While Nordegg is technically outside of the Red Deer River Watershed, many of the campers are residents of our watershed. This makes it an ideal location, because outreach is able to discuss the watershed with residents from various locations around the watershed at one time. It is always a treat to visit camp Alexo. It allows the Outreach Team to use hands-on, experiential learning with children and teenagers.

On July 27, the Outreach team was at Siffleur Falls with Camp Alexo. This particular camp was based on survival. In the parking lot of Siffleur Falls, Joey went through her backpack and discussed all the equipment she would pack on a hiking day trip. The group also made homemade fireballs; cotton balls dipped in vaseline that burn even when wet. Plant identification is also essential for survival. This is why in groups of two, the campers used a clue book and their questioning and listening skills to identify key plants for survival.
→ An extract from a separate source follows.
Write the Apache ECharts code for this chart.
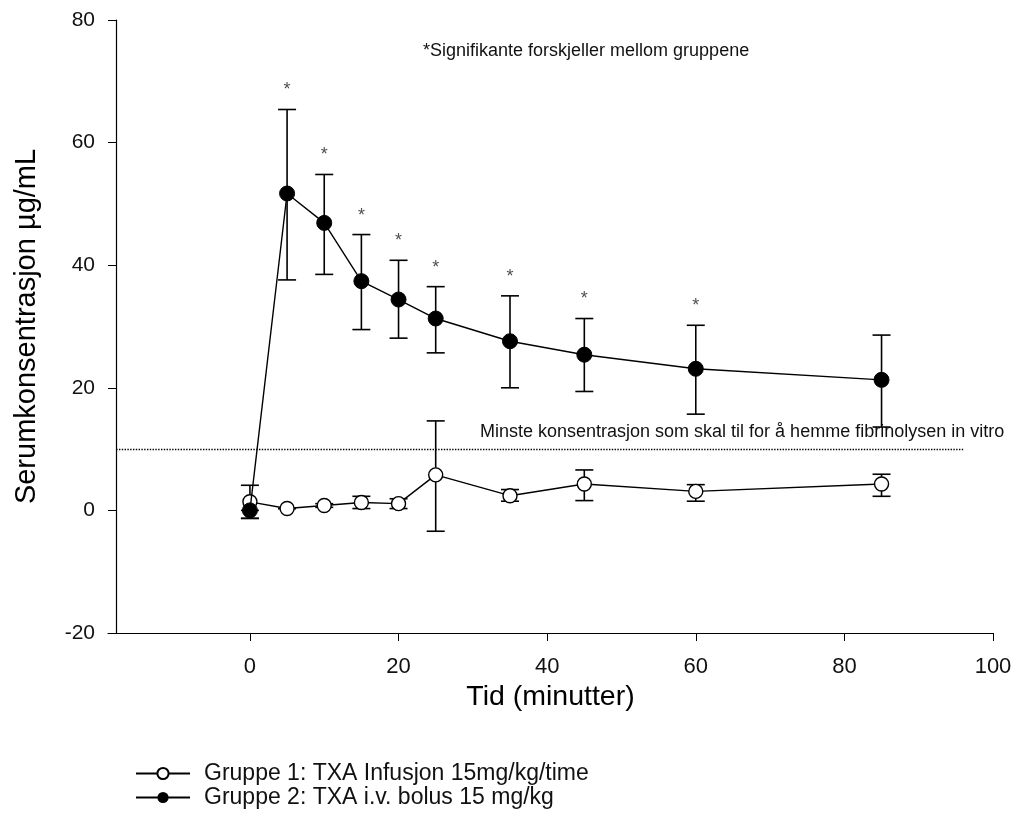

When the campers were asked about one thing they learned on the hike, a majority commented on the difference between a spruce and a pine tree. Do you know the difference?  

CAN YOU SPOT THE DIFFERENCE?

Summer Camps at RDC allows the outreach team to go into depth on topics such as water quality testing and wetlands. Campers enjoy the opportunity to investigate the topics in small groups. The wetland program brings the wetland into the classroom and the campers catch and investigate native invertebrates. During the water quality camp, students use water chemistry to compare and contrast several samples from locations around the city and use their data to determine the mystery sample. 

Even in the middle of summer, the RDRWA’s Outreach team is ready to facilitate learning. Learning does not take summer holidays, but that does not mean we cannot make it fun!